While its atmosphere remains fantastic, the chef seems to have totally lost his enthusiasm! My most recent visit was a total disappointment. And though the spot remains quite inviting, its value looks no longer fair.
Unique location in one of the Round Towers of Pechersk Fortress (ukr. “Krugla Bahsta” or “Krugla Vezha”) rests among its certain benefits. Built early in the 19th century as a part of Vasylkiv fortification of Kyiv, the Tower was initially used as soldiers’ barrack and hosted political remand prison later on.
Today nothing reminds of its sombre past. Shynok was designed as a museum of Ukrainian rural life and its folk-style interior is quite relaxing. Some tables are separated by a typical Ukrainian lath fence (ukr. “tyn”) creating a nice hub for romantic or solo dinners. Spacey halls, both smoking and non-smoking, allow to host large parties and banquets. Attractive decoration elements (say, funny cow) and a special children menu make it family-friendly.
English menu is available. Major credit cards are accepted.
Live music is represented by a small folk band and singers that walk around the house and approach each table. You can politely decline it (say, by noting you’re willing to talk). Otherwise you are expected to tip them as they finish singing.
There are two undisputable stars in the restaurant that make its atmosphere warm and hearty. The hostess called Solokha (after a folk character) welcomes you as you enter. The publican called Diad’ko Nalyvajko attends each table and personally recommends his home-made liquors (called “nastoyanka”).

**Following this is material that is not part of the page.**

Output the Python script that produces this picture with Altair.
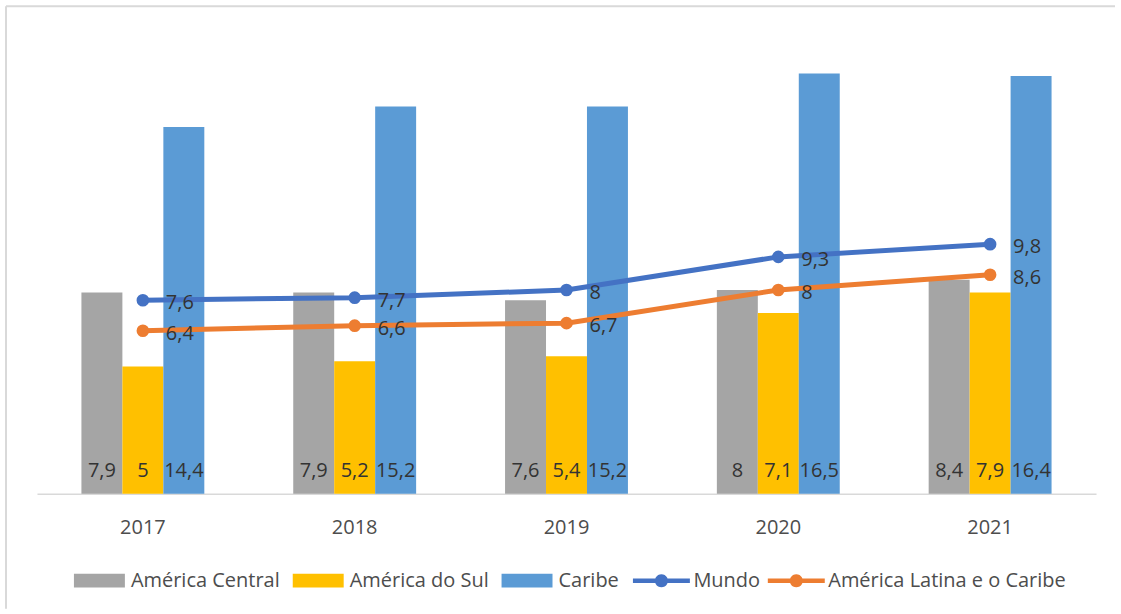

Make sure you don’t miss those! There’s a huge selection of fabulous nastoyanka’s – cranberry (my favourite), cherry, lemon, orange, plum, horse-radish, pepper (another fav) and many others. Just be careful, they are quite strong. Since recently there’s also a home-made beer of several flavors.
Now the worst part. The food turned from delicious to average and even terrible. My favourite zhourek (sour-cream mushroom soup served in the whole bread) [USD 6.6] was absolutely tasteless and couldn’t have been saved even by tons of pepper. New menu entry – grilled rabbit fillet [USD 14.8] – was dry and non-spicy. Vareniki, declared as buckwheat and cabbage [USD 6.9], contained cabbage only and had some water-logged dough.

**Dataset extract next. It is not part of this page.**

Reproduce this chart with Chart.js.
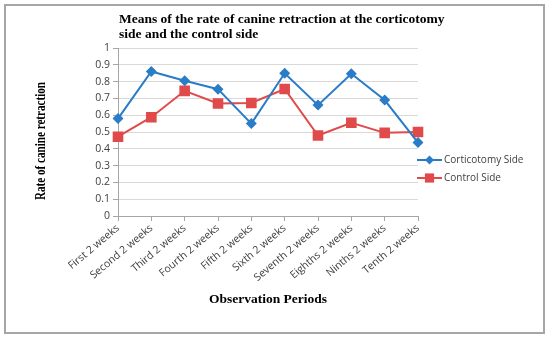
<!DOCTYPE html>
<html>
<head>
<meta charset="utf-8">
<script src="https://cdn.jsdelivr.net/npm/chart.js@4/dist/chart.umd.min.js"></script>
<style>
  html, body { margin: 0; padding: 0; background: #fff; }
  canvas { display: block; }
</style>
</head>
<body>
<canvas id="myChart" width="550" height="338"></canvas>
<script>
// Observation periods (x categories)
const periods = ['First 2 weeks', 'Second 2 weeks', 'Third 2 weeks', 'Fourth 2 weeks', 'Fifth 2 weeks',
  'Sixth 2 weeks', 'Seventh 2 weeks', 'Eighths 2 weeks', 'Ninths 2 weeks', 'Tenth 2 weeks'];

// Means
const corticotomySide = [0.58, 0.86, 0.805, 0.755, 0.55, 0.85, 0.66, 0.847, 0.69, 0.437];
const controlSide = [0.472, 0.588, 0.745, 0.67, 0.673, 0.756, 0.479, 0.555, 0.495, 0.5];

const yTickLabels = ['0', '0.1', '0.2', '0.3', '0.4', '0.5', '0.6', '0.7', '0.8', '0.9', '1'];
const titleLines = ['Means of the rate of canine retraction at the corticotomy', 'side and the control side'];
const yTitle = 'Rate of canine retraction';

const BLUE = '#2a7cc7';
const RED = '#e04a4a';
const SERIF = '"Liberation Serif", "Times New Roman", serif';

// frame round the whole picture
const framePlugin = {
  id: 'frame',
  beforeDraw(chart) {
    const ctx = chart.ctx;
    ctx.save();
    ctx.fillStyle = '#fff';
    ctx.fillRect(0, 0, chart.width, chart.height);
    ctx.strokeStyle = '#a6a6a6';
    ctx.lineWidth = 2;
    ctx.strokeRect(5, 5, 539, 328);
    ctx.restore();
  }
};

// title starts at the plot's left edge but is wider than the plot,
// y title is a tall narrow face a bit below the plot centre
const textPlugin = {
  id: 'texts',
  afterDraw(chart) {
    const ctx = chart.ctx;
    ctx.save();
    ctx.font = 'bold 13.5px ' + SERIF;
    ctx.fillStyle = '#000';
    ctx.textBaseline = 'middle';
    titleLines.forEach((line, i) => ctx.fillText(line, chart.chartArea.left + 1, 20 + i * 15));

    ctx.translate(41, 141);
    ctx.rotate(-Math.PI / 2);
    ctx.font = 'bold 14px ' + SERIF;
    ctx.textAlign = 'center';
    ctx.fillText(yTitle, 0, 0, 118);
    ctx.restore();
  }
};

// legend to the right, built from the datasets
const legendPlugin = {
  id: 'sideLegend',
  afterDraw(chart) {
    const ctx = chart.ctx;
    ctx.save();
    ctx.font = '10px "Open Sans", sans-serif';
    ctx.textBaseline = 'middle';
    chart.data.datasets.forEach((ds, i) => {
      const y = 160 + i * 18;
      ctx.strokeStyle = ds.borderColor;
      ctx.lineWidth = 2;
      ctx.beginPath();
      ctx.moveTo(417, y);
      ctx.lineTo(442, y);
      ctx.stroke();
      ctx.fillStyle = ds.backgroundColor;
      Chart.helpers.drawPoint(ctx, { pointStyle: ds.pointStyle, radius: ds.pointRadius - 1, borderWidth: 0 }, 429.5, y);
      ctx.fillStyle = '#404040';
      ctx.fillText(ds.label, 444, y + 0.5);
    });
    ctx.restore();
  }
};

const ctx = document.getElementById('myChart').getContext('2d');
new Chart(ctx, {
  type: 'line',
  data: {
    labels: periods,
    datasets: [{
      label: 'Corticotomy Side',
      data: corticotomySide,
      borderColor: BLUE,
      backgroundColor: BLUE,
      borderWidth: 2,
      pointStyle: 'rectRot',
      pointRadius: 5.5,
      pointBorderWidth: 0,
      tension: 0
    }, {
      label: 'Control Side',
      data: controlSide,
      borderColor: RED,
      backgroundColor: RED,
      borderWidth: 2,
      pointStyle: 'rect',
      pointRadius: 7.5,
      pointBorderWidth: 0,
      tension: 0
    }]
  },
  options: {
    responsive: false,
    animation: false,
    layout: { padding: { left: 48, right: 132, top: 48, bottom: 30 } },
    plugins: {
      legend: { display: false },
      title: { display: false },
      tooltip: { enabled: false }
    },
    scales: {
      x: {
        offset: false,
        afterFit: (scale) => { scale.height = 92; },
        grid: { drawOnChartArea: false, drawTicks: true, tickLength: 5, color: '#a6a6a6' },
        border: { color: '#a6a6a6', width: 1 },
        ticks: {
          autoSkip: false,
          minRotation: 40,
          maxRotation: 40,
          padding: 1,
          color: '#404040',
          font: { family: '"Open Sans", sans-serif', size: 10.5 }
        },
        title: {
          display: true,
          text: 'Observation Periods',
          color: '#000',
          padding: 0,
          font: { family: SERIF, size: 13.5, weight: 'bold' }
        }
      },
      y: {
        min: 0,
        max: 1,
        afterFit: (scale) => { scale.width = 70; },
        grid: { color: '#d9d9d9', tickColor: '#a6a6a6', tickLength: 5 },
        border: { color: '#a6a6a6', width: 1 },
        ticks: {
          stepSize: 0.1,
          padding: 3,
          color: '#404040',
          font: { family: '"Open Sans", sans-serif', size: 10.5 },
          callback: (v, i) => yTickLabels[i]
        }
      }
    }
  },
  plugins: [framePlugin, textPlugin, legendPlugin]
});
</script>
</body>
</html>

Prickles [USD 7.1], “salo” (selection of Ukrainian bacons) [USD 8.1] and boiled beef tongue [USD 8.3] were perfect, as usually. As well as “deruny” (potato pancakes) with sour cream [USD 5.9]. Crucian in sour cream [USD 9.5] was decent.
Seems like presently I can recommend this place for traditional Ukrainian snacks and appetizers only. Fortunately, there is a wide and diverse choice of them and they are rich enough to make a substantial meal by themselves.
A very strange and dubious innovation has been introduced recently. The bill contained “Service” entry and charged USD 7.5, or 8.7% of my bill after discount. At the same time, the bill mentioned that tip was not included and suggested the usual hryvnya calculation of 5, 10 and 15% tip. The waitress explained that “Service” was payable to the barmen, hostess etc. This was the first time I heard those should be paid for separately. Sounds scammy to me.
Following Ukrainian tradition to drink “one for the road” (“na konya”) you will be offered a free shot of “nastoyanka” as you leave.